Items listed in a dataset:
╔══
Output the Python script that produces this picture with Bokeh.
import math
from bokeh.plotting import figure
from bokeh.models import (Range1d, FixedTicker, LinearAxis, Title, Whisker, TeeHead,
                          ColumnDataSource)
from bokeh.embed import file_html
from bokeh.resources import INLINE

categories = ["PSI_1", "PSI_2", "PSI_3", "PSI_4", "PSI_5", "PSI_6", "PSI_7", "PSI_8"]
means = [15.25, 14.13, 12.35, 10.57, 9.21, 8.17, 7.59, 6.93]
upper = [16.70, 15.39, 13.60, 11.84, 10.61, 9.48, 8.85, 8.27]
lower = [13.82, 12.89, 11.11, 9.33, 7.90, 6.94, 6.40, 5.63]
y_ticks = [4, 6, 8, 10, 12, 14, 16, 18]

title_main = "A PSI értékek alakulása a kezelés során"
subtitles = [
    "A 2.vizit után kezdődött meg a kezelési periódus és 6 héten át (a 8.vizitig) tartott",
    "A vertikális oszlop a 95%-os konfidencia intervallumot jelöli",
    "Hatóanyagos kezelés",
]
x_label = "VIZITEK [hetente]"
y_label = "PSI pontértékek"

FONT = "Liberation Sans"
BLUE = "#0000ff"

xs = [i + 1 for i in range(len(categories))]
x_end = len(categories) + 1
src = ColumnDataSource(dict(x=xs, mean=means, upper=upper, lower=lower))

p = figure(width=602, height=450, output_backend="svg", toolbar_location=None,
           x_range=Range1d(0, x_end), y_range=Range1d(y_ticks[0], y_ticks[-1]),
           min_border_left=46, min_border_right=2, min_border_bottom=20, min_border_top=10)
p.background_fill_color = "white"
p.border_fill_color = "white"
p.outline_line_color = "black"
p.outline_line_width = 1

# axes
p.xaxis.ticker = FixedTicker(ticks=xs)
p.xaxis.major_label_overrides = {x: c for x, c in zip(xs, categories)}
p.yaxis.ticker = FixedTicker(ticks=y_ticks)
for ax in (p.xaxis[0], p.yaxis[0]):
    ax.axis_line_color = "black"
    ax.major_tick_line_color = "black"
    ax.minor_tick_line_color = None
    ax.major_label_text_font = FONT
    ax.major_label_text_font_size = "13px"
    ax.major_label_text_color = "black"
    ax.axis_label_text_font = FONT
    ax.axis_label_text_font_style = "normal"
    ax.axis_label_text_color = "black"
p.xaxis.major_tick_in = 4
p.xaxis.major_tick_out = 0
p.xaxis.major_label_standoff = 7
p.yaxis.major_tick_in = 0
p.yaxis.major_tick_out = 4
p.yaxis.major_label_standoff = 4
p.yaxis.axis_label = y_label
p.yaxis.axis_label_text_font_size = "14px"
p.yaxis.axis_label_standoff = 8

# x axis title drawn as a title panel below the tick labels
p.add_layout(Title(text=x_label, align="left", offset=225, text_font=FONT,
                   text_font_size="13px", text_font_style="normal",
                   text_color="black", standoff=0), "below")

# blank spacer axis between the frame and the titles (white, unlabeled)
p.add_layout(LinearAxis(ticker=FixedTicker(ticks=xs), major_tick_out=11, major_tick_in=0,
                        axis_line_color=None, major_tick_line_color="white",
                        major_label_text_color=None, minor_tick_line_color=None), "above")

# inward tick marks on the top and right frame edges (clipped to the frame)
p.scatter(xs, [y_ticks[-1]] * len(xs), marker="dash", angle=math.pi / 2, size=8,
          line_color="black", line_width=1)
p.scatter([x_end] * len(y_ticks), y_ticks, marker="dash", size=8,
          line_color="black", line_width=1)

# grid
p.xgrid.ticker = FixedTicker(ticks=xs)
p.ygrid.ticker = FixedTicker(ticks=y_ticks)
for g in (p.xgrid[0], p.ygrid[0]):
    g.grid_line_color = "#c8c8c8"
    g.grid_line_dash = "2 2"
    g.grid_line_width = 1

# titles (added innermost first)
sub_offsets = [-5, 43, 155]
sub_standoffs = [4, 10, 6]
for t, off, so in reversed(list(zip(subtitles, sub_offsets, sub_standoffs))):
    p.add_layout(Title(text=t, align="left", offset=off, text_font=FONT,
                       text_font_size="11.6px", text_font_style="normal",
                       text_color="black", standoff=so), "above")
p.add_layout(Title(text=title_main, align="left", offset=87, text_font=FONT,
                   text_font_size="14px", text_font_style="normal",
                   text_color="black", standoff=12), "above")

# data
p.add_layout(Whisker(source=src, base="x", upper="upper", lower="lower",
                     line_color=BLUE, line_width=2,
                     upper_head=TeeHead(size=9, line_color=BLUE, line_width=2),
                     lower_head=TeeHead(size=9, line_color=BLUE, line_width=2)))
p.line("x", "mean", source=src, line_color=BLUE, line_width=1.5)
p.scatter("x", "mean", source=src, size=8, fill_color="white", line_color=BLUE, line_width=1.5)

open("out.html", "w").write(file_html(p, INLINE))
╚══
╔══
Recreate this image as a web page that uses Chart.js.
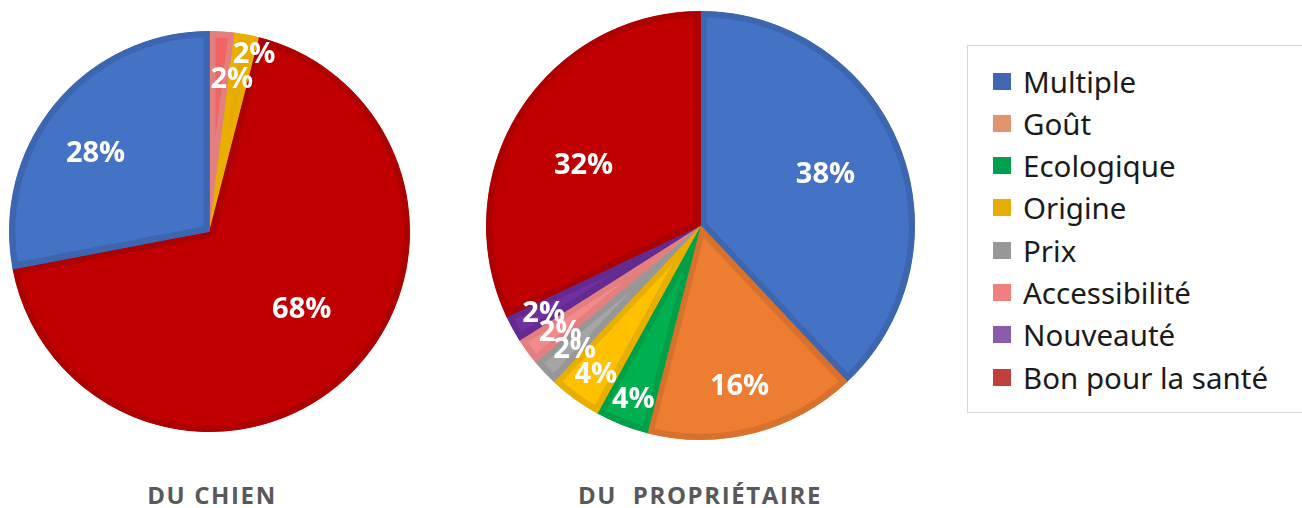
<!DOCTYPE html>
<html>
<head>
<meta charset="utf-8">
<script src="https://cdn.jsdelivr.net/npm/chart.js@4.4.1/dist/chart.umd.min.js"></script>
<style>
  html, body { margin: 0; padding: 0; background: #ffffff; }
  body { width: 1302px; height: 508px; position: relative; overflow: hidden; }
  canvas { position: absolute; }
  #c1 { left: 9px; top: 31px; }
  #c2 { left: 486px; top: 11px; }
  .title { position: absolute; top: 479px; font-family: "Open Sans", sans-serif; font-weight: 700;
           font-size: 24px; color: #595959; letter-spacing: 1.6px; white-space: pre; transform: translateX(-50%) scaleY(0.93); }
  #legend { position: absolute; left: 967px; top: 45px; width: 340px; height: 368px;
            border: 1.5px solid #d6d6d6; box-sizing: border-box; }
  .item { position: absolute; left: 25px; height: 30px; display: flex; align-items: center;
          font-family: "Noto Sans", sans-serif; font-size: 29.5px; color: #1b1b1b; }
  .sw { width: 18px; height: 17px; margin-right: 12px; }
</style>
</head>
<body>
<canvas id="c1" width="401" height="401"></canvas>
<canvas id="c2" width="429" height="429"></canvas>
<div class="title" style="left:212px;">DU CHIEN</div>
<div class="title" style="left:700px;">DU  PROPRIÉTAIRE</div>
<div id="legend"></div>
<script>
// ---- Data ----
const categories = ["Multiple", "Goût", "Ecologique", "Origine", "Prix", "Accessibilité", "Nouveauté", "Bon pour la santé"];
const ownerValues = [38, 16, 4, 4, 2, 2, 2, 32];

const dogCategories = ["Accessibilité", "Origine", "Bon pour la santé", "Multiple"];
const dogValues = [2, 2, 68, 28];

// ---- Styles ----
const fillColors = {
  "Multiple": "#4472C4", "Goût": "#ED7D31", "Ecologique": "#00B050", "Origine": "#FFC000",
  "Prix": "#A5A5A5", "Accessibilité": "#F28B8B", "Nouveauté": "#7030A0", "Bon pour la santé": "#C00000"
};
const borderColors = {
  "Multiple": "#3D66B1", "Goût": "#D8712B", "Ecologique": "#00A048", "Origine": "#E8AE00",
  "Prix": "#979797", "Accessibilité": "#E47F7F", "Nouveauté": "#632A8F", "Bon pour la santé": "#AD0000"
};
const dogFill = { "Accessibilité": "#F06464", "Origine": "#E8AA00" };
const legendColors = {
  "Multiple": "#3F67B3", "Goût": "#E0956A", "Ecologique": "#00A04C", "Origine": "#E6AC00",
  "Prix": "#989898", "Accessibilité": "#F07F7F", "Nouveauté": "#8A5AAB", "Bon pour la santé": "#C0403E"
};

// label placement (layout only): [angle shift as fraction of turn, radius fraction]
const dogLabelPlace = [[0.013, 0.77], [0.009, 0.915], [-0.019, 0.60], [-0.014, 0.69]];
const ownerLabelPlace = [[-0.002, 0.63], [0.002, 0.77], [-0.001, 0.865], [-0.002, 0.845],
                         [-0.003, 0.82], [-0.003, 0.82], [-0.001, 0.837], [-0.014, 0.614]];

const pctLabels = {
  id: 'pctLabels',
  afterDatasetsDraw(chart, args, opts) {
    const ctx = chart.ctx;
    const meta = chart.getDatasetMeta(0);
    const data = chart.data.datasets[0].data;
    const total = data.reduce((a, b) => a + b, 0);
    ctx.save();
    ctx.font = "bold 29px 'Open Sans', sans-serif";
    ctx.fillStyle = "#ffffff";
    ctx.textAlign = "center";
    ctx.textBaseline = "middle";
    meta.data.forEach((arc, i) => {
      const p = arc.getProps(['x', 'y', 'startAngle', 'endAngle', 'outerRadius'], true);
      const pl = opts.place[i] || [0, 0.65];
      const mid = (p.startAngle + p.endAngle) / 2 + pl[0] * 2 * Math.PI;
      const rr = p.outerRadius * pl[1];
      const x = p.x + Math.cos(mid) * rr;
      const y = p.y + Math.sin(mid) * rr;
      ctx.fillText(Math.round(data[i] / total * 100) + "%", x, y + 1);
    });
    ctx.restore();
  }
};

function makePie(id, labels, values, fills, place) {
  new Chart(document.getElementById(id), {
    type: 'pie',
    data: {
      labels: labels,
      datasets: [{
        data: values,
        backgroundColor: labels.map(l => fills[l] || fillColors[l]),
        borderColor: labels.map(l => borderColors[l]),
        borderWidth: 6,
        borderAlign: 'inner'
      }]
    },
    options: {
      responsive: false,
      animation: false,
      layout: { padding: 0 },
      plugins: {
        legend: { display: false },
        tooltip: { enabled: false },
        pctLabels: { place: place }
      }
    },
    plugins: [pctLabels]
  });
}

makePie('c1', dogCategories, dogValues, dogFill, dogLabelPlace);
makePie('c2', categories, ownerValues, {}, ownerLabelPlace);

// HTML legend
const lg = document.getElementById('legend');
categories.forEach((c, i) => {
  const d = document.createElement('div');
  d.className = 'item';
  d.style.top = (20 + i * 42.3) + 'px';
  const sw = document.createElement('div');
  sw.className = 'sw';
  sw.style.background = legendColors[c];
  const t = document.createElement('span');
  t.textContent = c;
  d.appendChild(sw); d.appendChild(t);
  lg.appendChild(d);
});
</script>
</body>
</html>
╚══
TASK STATEMENT:
Would you quote everything above from the line containing "Output the Python" down to the line containing "y_ticks = [4, 6, 8, 10, 12, 14, 16, 18]"? Include both of those lines and nothing else.

SOLVED EXERCISE:
Output the Python script that produces this picture with Bokeh.
import math
from bokeh.plotting import figure
from bokeh.models import (Range1d, FixedTicker, LinearAxis, Title, Whisker, TeeHead,
                          ColumnDataSource)
from bokeh.embed import file_html
from bokeh.resources import INLINE

categories = ["PSI_1", "PSI_2", "PSI_3", "PSI_4", "PSI_5", "PSI_6", "PSI_7", "PSI_8"]
means = [15.25, 14.13, 12.35, 10.57, 9.21, 8.17, 7.59, 6.93]
upper = [16.70, 15.39, 13.60, 11.84, 10.61, 9.48, 8.85, 8.27]
lower = [13.82, 12.89, 11.11, 9.33, 7.90, 6.94, 6.40, 5.63]
y_ticks = [4, 6, 8, 10, 12, 14, 16, 18]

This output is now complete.